THE PROBLEM: Print exactly the lines from the first one down to the line that contains "(647,730) -- cycle;", both included, and skip the pictures.

PROVIDED DATA:
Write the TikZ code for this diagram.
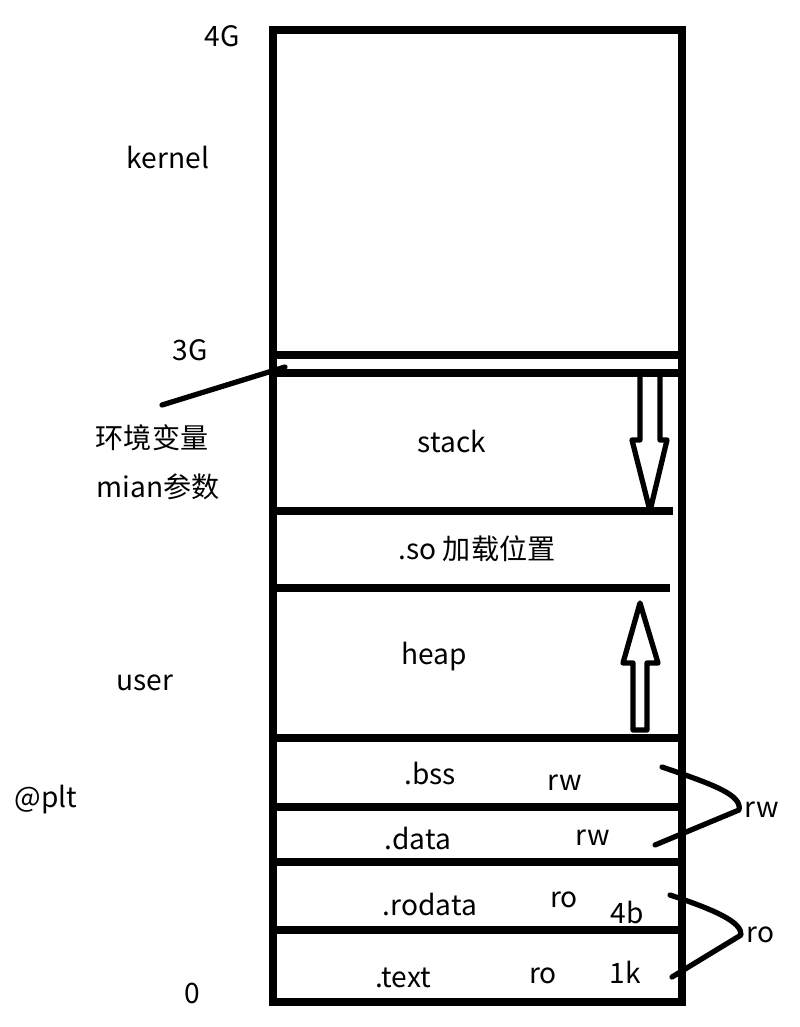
\documentclass[tikz,border=0pt]{standalone}
\usepackage{fontspec}
\setmainfont{Noto Sans CJK SC}
\begin{document}
\begin{tikzpicture}[x=0.02cm,y=-0.02cm,
    lbl/.style={font=\fontsize{16}{18}\selectfont,inner sep=3pt},
    wall/.style={line width=5pt},
    sep/.style={line width=4.5pt},
    hand/.style={line width=3pt,line cap=round,line join=round}]
  \useasboundingbox (0,0) rectangle (800,1027);

  % address space
  \draw[wall] (273,30) rectangle (682,1002);
  \draw[sep] (273,355) -- (682,355);
  \draw[sep] (273,373) -- (682,373);
  \draw[sep] (273,511) -- (673,511);
  \draw[sep] (273,588) -- (670,588);
  \foreach \y in {738,807,862,930}
    \draw[sep] (273,\y) -- (682,\y);

  % growth arrows
  \draw[hand] (640,373) -- (640,440) -- (632,440) -- (650,511) -- (667,440) -- (660,440) -- (660,373);
  \draw[hand] (633,730) -- (633,663) -- (623,663) -- (640,603) -- (658,663) -- (647,663) -- (647,730) -- cycle;

  % labels
  \node[lbl] (top) at (222,36) {4G};
  \node[lbl] (kernel) at (168,157) {kernel};
  \node[lbl] (mid) at (190,350) {3G};
  \node[lbl] (env) at (152,438) {环境变量};
  \node[lbl] (args) at (158,487) {mian参数};
  \node[lbl] (user) at (145,683) {user};
  \node[lbl] (plt) at (46,800) {@plt};
  \node[lbl] (zero) at (192,993) {0};

  \node[lbl] (stack) at (452,441) {stack};
  \node[lbl] (so) at (477,549) {.so 加载位置};
  \node[lbl] (heap) at (434,657) {heap};
  \node[lbl] (bss) at (430,773) {.bss};
  \node[lbl] (bssrw) at (565,783) {rw};
  \node[lbl] (data) at (418,838) {.data};
  \node[lbl] (datarw) at (593,838) {rw};
  \node[lbl] (rodata) at (430,904) {.rodata};
  \node[lbl] (rodataro) at (564,900) {ro};
  \node[lbl] (rodatasz) at (627,912) {4b};
  \node[lbl] (text) at (403,978) {.text};
  \node[lbl] (textro) at (543,976) {ro};
  \node[lbl] (textsz) at (625,972) {1k};

  \node[lbl,anchor=west] (rwall) at (739,810) {rw};
  \node[lbl,anchor=west] (roall) at (741,935) {ro};

  % pointers
  \coordinate (envtip) at (162,405);
  \coordinate (stacktop) at (285,367);
  \draw[hand] (envtip) -- (stacktop);

  \coordinate (rwa) at (662,767);
  \coordinate (rwb) at (655,845);
  \draw[hand] (rwa) .. controls (715,785) and (742,795) .. (rwall.west) -- (rwb);
  \coordinate (roa) at (670,895);
  \coordinate (rob) at (672,977);
  \draw[hand] (roa) .. controls (715,910) and (742,922) .. (roall.west) -- (rob);
\end{tikzpicture}
\end{document}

RESPONSE FOR THIS EXERCISE:
Write the TikZ code for this diagram.
\documentclass[tikz,border=0pt]{standalone}
\usepackage{fontspec}
\setmainfont{Noto Sans CJK SC}
\begin{document}
\begin{tikzpicture}[x=0.02cm,y=-0.02cm,
    lbl/.style={font=\fontsize{16}{18}\selectfont,inner sep=3pt},
    wall/.style={line width=5pt},
    sep/.style={line width=4.5pt},
    hand/.style={line width=3pt,line cap=round,line join=round}]
  \useasboundingbox (0,0) rectangle (800,1027);

  % address space
  \draw[wall] (273,30) rectangle (682,1002);
  \draw[sep] (273,355) -- (682,355);
  \draw[sep] (273,373) -- (682,373);
  \draw[sep] (273,511) -- (673,511);
  \draw[sep] (273,588) -- (670,588);
  \foreach \y in {738,807,862,930}
    \draw[sep] (273,\y) -- (682,\y);

  % growth arrows
  \draw[hand] (640,373) -- (640,440) -- (632,440) -- (650,511) -- (667,440) -- (660,440) -- (660,373);
  \draw[hand] (633,730) -- (633,663) -- (623,663) -- (640,603) -- (658,663) -- (647,663) -- (647,730) -- cycle;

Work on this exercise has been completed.